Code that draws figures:
## Start

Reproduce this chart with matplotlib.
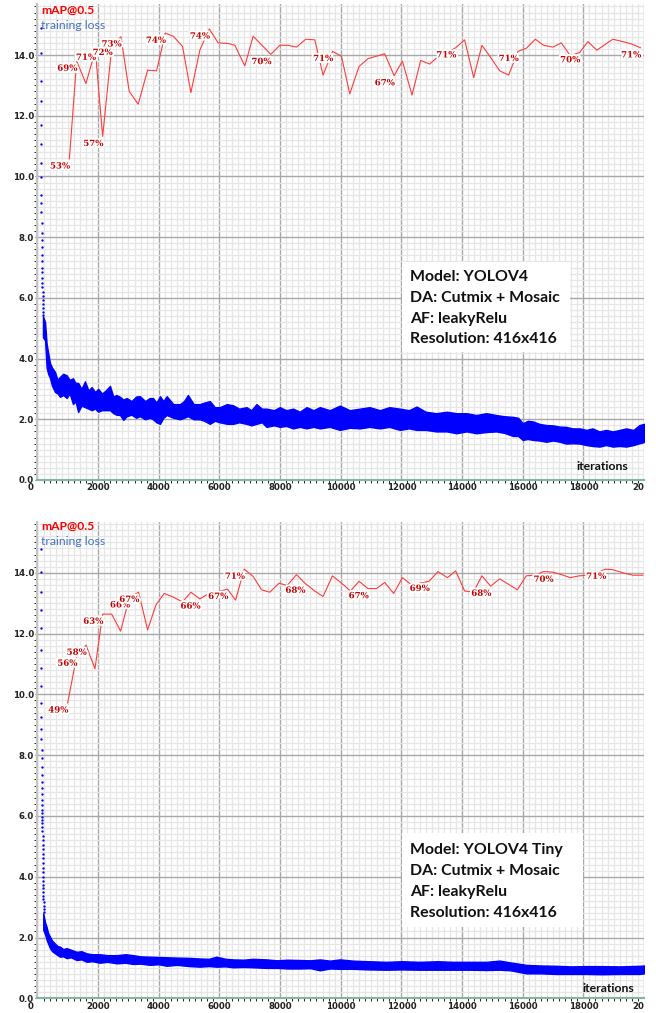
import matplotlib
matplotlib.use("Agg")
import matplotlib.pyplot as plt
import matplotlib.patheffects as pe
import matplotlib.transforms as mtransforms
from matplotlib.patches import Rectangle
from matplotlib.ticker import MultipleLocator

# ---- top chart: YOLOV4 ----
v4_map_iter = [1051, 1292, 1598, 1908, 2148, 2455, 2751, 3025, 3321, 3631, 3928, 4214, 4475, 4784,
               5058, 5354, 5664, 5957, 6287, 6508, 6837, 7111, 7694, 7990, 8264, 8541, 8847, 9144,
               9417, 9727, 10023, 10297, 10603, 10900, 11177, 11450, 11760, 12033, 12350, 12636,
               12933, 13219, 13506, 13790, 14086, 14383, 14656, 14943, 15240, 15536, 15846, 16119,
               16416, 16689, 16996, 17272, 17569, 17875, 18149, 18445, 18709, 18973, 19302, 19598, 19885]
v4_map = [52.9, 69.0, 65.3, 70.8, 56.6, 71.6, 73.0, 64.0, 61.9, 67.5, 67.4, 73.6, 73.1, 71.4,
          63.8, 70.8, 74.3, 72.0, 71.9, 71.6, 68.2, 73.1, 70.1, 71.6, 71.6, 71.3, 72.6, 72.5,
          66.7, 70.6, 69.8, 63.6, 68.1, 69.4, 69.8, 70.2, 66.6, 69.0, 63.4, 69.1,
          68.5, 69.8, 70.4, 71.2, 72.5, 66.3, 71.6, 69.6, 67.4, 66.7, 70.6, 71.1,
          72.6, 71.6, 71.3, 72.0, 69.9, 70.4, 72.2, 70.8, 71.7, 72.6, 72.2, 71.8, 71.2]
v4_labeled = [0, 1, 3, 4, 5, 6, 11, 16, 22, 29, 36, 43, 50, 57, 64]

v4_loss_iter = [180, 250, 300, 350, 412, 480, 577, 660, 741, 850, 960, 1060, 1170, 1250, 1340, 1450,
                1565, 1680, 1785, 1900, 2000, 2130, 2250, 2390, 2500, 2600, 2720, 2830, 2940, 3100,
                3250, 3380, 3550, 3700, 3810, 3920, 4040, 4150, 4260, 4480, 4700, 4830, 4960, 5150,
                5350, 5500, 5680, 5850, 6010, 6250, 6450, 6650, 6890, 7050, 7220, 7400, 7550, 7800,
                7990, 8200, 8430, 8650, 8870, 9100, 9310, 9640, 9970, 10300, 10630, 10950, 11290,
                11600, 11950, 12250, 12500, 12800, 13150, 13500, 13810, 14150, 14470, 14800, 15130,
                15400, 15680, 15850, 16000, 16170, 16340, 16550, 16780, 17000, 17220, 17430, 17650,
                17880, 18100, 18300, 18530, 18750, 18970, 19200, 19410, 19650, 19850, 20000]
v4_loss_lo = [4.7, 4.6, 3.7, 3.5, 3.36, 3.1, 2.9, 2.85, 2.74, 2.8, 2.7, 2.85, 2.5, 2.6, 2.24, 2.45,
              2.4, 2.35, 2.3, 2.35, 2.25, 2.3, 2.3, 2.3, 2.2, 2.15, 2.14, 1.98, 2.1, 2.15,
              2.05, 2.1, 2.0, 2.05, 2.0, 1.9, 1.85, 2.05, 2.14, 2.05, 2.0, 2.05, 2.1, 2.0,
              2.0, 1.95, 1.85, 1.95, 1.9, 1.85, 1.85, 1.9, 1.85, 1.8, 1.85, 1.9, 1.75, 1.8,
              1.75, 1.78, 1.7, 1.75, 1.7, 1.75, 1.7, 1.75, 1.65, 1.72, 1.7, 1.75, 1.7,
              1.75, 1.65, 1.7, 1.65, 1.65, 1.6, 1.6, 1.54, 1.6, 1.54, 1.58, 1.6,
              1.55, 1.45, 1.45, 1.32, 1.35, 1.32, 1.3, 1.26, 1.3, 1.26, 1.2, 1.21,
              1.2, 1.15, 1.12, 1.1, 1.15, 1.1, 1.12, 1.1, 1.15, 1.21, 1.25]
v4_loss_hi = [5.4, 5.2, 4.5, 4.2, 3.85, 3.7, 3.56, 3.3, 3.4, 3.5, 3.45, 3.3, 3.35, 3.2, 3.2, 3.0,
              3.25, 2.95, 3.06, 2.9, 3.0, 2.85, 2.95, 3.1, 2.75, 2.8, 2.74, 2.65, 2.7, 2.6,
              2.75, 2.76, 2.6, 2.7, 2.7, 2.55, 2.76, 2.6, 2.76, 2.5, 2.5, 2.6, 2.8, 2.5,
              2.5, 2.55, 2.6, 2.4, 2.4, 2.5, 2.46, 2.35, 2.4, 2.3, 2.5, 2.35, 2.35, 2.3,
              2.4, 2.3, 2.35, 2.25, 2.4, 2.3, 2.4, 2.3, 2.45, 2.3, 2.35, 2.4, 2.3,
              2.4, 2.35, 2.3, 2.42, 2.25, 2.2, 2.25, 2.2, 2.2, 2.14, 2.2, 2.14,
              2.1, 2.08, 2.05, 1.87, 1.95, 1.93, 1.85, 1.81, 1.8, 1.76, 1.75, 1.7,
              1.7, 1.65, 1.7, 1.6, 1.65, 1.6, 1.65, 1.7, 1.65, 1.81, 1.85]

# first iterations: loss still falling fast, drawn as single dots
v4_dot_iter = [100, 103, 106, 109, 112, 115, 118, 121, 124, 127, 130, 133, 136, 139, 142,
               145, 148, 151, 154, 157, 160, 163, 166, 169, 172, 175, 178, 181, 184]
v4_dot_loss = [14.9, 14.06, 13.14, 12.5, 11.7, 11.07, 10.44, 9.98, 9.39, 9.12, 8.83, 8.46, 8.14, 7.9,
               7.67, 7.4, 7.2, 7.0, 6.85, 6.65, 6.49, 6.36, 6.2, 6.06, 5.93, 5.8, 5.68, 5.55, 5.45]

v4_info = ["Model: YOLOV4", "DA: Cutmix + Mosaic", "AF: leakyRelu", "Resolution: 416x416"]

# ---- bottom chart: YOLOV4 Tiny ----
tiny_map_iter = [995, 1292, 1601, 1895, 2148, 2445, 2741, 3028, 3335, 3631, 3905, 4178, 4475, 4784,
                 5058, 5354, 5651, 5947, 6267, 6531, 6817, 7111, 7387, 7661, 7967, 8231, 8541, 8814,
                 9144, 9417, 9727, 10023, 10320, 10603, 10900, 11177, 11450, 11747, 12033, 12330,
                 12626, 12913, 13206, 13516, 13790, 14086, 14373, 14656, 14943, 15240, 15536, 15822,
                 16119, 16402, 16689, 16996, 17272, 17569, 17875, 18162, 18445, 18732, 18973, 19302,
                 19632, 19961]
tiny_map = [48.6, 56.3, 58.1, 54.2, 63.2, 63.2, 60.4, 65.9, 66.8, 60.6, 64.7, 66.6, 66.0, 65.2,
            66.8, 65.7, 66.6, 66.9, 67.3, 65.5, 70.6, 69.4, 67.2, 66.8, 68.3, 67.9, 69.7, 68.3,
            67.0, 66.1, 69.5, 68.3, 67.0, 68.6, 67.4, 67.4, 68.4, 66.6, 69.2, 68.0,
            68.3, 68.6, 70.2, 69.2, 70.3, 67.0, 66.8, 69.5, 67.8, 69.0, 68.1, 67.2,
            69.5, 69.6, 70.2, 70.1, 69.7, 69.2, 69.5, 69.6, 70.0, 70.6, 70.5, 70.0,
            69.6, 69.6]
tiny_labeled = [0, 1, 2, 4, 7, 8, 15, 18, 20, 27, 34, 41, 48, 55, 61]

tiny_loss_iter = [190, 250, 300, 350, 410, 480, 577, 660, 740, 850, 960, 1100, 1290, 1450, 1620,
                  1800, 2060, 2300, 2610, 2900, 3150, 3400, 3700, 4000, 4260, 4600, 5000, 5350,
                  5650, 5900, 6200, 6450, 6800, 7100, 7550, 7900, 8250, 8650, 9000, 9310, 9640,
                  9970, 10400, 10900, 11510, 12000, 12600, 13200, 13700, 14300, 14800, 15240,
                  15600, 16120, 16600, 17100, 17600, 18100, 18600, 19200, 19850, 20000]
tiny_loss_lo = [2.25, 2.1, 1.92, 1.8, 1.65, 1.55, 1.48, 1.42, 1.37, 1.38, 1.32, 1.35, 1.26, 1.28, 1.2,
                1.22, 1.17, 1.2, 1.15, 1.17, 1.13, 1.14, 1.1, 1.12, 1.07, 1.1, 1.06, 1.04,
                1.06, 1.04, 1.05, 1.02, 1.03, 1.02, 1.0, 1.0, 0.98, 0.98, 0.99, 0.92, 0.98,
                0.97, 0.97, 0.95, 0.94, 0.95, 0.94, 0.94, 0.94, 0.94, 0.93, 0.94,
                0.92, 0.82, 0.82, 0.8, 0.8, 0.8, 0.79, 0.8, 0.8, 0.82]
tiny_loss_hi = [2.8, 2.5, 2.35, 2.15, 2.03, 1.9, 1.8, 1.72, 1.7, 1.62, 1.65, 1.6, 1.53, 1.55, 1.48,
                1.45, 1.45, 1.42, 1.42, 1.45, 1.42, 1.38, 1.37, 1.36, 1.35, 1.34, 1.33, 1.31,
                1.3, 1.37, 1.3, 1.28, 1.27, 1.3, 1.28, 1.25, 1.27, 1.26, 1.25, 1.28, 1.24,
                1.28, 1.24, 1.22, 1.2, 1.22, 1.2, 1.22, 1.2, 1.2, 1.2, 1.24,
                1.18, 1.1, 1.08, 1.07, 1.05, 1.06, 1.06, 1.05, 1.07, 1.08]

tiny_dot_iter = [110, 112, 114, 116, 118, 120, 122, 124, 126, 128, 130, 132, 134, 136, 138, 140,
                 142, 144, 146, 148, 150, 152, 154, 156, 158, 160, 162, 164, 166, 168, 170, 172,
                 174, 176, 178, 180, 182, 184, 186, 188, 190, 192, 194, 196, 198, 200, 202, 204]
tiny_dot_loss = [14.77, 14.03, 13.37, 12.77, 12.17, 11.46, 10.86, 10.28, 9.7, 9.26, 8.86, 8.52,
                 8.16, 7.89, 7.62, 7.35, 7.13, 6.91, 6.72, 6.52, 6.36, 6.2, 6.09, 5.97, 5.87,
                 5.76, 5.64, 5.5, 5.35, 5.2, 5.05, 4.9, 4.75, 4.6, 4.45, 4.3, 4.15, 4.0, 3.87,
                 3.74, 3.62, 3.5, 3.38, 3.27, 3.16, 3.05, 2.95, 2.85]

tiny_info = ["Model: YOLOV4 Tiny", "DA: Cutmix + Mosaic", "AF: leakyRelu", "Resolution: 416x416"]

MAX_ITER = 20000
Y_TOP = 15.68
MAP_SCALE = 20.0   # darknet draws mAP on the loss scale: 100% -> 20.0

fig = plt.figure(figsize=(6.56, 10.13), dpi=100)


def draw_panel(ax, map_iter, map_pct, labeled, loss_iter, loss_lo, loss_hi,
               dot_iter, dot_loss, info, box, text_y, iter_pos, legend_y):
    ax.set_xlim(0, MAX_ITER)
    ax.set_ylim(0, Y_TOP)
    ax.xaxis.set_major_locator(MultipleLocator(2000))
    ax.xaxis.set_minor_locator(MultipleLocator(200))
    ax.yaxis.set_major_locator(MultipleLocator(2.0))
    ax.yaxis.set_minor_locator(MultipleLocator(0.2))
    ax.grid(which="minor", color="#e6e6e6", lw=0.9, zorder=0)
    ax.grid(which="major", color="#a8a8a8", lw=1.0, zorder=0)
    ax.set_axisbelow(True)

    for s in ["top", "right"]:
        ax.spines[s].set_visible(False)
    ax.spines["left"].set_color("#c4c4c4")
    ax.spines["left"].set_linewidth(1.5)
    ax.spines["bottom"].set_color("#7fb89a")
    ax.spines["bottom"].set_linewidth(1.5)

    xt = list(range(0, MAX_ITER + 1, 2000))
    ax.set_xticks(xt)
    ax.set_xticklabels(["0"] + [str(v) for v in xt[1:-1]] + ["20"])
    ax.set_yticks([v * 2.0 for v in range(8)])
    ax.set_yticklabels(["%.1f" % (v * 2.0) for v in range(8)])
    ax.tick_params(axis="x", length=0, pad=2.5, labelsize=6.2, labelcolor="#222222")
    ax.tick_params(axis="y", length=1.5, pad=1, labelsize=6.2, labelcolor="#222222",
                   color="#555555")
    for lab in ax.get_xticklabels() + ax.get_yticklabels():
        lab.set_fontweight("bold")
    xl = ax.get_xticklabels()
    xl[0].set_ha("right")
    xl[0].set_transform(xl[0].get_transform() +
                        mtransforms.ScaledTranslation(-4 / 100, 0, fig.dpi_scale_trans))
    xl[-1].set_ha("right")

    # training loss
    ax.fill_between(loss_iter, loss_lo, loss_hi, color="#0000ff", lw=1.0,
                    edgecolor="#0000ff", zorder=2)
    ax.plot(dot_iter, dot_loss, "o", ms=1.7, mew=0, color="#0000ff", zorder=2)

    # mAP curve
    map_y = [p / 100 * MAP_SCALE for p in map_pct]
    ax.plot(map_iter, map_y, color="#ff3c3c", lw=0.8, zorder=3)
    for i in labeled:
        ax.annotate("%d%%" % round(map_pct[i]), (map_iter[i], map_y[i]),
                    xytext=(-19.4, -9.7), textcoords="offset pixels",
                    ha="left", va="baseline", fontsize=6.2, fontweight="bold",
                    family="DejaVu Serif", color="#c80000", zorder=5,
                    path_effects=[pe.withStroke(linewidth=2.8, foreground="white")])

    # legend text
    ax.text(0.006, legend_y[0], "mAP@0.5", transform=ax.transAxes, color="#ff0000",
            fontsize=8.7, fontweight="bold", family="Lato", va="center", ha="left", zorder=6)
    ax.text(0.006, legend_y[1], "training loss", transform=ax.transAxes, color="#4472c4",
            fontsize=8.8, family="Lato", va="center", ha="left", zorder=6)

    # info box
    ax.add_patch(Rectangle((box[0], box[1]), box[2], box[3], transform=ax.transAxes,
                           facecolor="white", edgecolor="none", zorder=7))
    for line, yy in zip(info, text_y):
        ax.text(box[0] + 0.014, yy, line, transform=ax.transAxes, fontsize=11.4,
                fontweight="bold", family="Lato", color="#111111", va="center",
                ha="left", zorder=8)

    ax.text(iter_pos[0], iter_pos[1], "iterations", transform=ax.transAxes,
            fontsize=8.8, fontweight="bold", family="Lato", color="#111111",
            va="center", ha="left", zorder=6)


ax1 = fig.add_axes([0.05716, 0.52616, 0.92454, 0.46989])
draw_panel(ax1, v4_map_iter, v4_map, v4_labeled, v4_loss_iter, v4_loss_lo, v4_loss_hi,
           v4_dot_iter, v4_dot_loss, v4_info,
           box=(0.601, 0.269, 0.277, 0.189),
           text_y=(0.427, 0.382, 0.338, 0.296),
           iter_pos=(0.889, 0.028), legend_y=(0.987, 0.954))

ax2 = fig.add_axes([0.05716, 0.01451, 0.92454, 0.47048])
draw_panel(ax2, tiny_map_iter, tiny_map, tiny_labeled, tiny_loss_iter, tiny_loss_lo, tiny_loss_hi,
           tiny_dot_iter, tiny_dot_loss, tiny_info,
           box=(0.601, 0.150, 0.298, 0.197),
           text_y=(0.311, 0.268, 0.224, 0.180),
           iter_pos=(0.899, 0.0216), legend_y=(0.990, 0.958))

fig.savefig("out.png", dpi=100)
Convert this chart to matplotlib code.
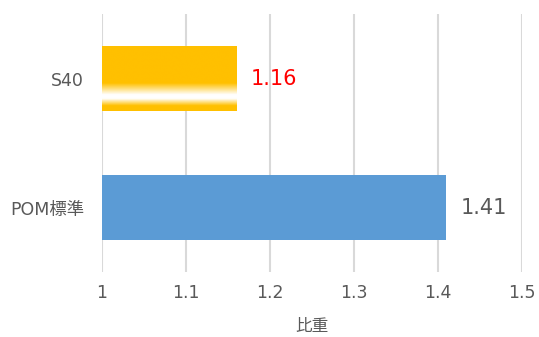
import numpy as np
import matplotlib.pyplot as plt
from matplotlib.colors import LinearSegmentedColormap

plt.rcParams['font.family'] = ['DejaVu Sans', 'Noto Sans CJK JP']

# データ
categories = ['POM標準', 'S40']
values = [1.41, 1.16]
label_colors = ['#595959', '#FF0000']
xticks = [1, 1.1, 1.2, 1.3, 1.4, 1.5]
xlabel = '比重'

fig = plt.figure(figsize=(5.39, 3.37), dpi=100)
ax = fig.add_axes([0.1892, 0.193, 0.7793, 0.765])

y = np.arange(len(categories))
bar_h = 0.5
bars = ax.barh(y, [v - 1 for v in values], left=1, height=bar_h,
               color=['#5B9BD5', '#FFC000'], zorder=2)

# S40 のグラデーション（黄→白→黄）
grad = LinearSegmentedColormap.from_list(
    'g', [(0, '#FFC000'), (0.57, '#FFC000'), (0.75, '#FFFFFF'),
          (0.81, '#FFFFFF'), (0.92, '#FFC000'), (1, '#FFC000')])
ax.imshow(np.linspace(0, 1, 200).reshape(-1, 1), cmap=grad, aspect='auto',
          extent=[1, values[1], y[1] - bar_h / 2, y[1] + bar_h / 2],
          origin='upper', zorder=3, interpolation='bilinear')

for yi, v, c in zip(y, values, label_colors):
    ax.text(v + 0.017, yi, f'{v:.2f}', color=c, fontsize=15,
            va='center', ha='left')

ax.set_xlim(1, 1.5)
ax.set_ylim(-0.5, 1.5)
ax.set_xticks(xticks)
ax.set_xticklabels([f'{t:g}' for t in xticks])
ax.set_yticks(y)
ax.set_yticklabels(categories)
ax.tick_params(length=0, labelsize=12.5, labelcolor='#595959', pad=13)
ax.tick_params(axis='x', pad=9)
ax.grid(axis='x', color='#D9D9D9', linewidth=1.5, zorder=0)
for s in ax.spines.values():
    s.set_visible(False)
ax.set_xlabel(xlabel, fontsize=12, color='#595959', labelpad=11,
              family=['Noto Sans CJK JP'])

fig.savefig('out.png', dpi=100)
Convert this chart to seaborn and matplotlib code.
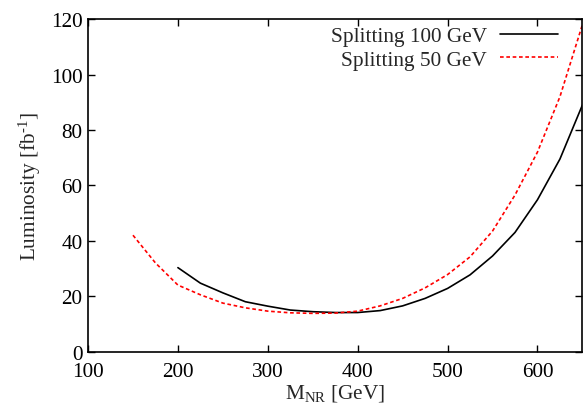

## End

### WHAT THE TASK REQUIRES:
Repeat only what runs from the first line of the records above to the line with "from matplotlib.ticker import MultipleLocator", both included, word for word, minus the pictures.

### SOLVED PROBLEM:
Reproduce this chart with matplotlib.
import matplotlib
matplotlib.use("Agg")
import matplotlib.pyplot as plt
import matplotlib.patheffects as pe
import matplotlib.transforms as mtransforms
from matplotlib.patches import Rectangle
from matplotlib.ticker import MultipleLocator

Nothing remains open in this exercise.